## start Data records
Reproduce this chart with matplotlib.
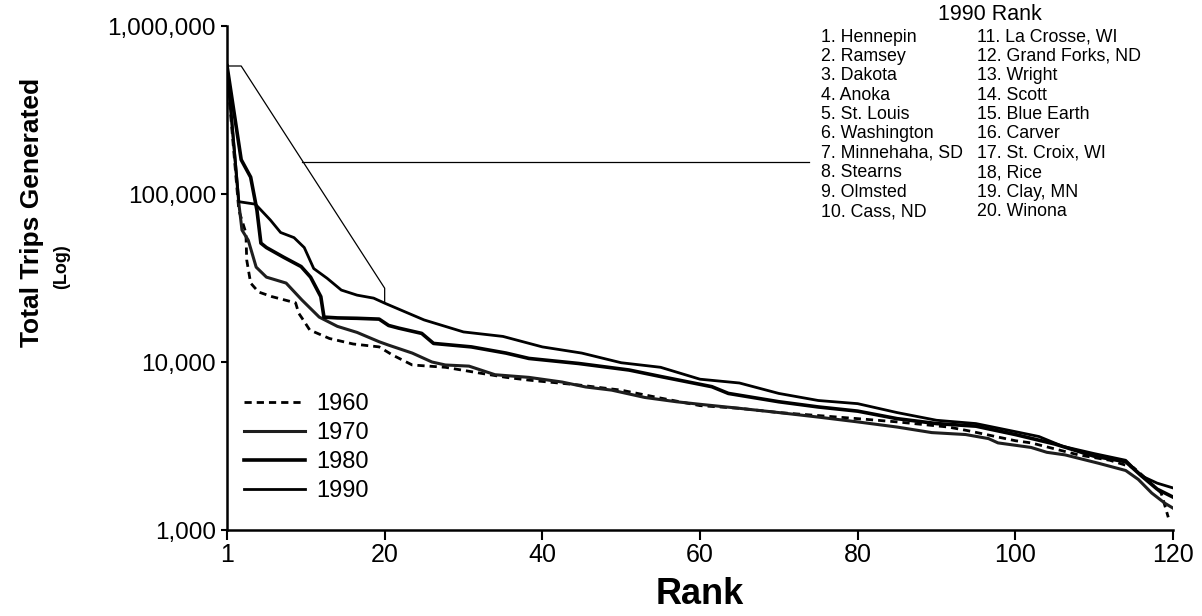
## end Data records
## start Data records
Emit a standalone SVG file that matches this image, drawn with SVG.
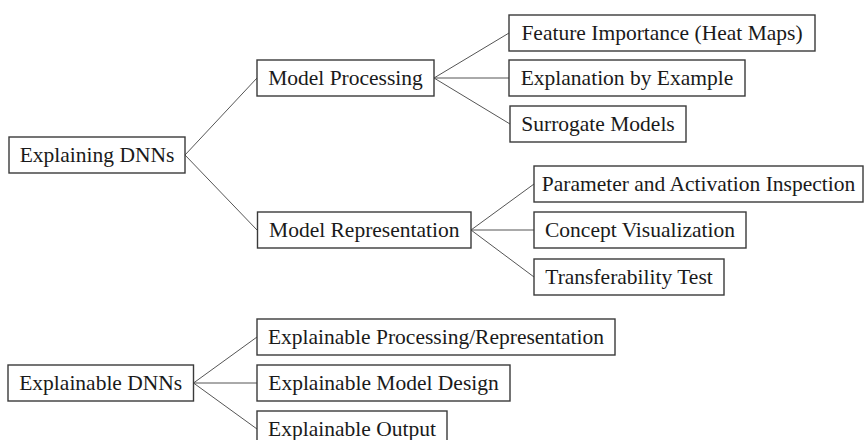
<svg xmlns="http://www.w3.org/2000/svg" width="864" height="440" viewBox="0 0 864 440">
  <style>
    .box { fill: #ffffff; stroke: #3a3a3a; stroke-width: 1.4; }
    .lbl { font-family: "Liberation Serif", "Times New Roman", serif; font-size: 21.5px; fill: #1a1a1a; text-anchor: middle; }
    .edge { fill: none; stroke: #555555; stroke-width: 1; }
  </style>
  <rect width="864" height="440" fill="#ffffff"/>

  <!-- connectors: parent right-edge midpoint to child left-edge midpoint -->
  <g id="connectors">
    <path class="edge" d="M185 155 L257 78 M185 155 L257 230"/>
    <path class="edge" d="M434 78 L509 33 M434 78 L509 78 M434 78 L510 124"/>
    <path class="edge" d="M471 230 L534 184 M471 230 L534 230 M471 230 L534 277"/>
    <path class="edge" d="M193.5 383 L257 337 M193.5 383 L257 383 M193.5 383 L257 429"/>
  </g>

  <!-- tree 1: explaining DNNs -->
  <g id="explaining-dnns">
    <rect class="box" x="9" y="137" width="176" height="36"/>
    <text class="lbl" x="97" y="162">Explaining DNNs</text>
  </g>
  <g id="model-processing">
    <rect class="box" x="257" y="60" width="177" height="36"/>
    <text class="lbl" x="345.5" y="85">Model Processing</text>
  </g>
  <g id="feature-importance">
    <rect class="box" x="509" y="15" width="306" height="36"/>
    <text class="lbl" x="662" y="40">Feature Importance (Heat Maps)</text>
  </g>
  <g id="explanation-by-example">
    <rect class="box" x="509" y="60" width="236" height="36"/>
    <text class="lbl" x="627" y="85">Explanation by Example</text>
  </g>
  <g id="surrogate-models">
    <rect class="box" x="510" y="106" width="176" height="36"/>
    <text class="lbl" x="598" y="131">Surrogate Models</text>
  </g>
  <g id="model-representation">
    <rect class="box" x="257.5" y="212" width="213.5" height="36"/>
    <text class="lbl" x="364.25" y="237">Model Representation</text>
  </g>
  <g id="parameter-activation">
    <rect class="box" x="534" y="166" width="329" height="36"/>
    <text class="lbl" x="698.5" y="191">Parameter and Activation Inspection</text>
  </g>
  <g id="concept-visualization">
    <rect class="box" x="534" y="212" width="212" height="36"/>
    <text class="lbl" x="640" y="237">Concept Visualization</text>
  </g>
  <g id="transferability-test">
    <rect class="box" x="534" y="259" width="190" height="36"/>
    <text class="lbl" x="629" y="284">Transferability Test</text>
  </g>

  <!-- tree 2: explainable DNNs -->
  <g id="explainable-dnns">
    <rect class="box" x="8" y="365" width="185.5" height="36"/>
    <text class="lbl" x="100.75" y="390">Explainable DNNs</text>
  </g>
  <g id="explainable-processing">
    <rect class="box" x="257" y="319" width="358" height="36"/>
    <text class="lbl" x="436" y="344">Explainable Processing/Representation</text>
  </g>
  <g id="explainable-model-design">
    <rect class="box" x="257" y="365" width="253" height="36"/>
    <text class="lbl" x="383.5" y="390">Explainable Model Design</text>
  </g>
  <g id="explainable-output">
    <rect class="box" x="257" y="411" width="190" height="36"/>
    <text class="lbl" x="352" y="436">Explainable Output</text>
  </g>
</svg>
## end Data records
* **Stated task**
Tally up the lines in the records that contain the word "with" and give only the total.

* **Result of the task**
2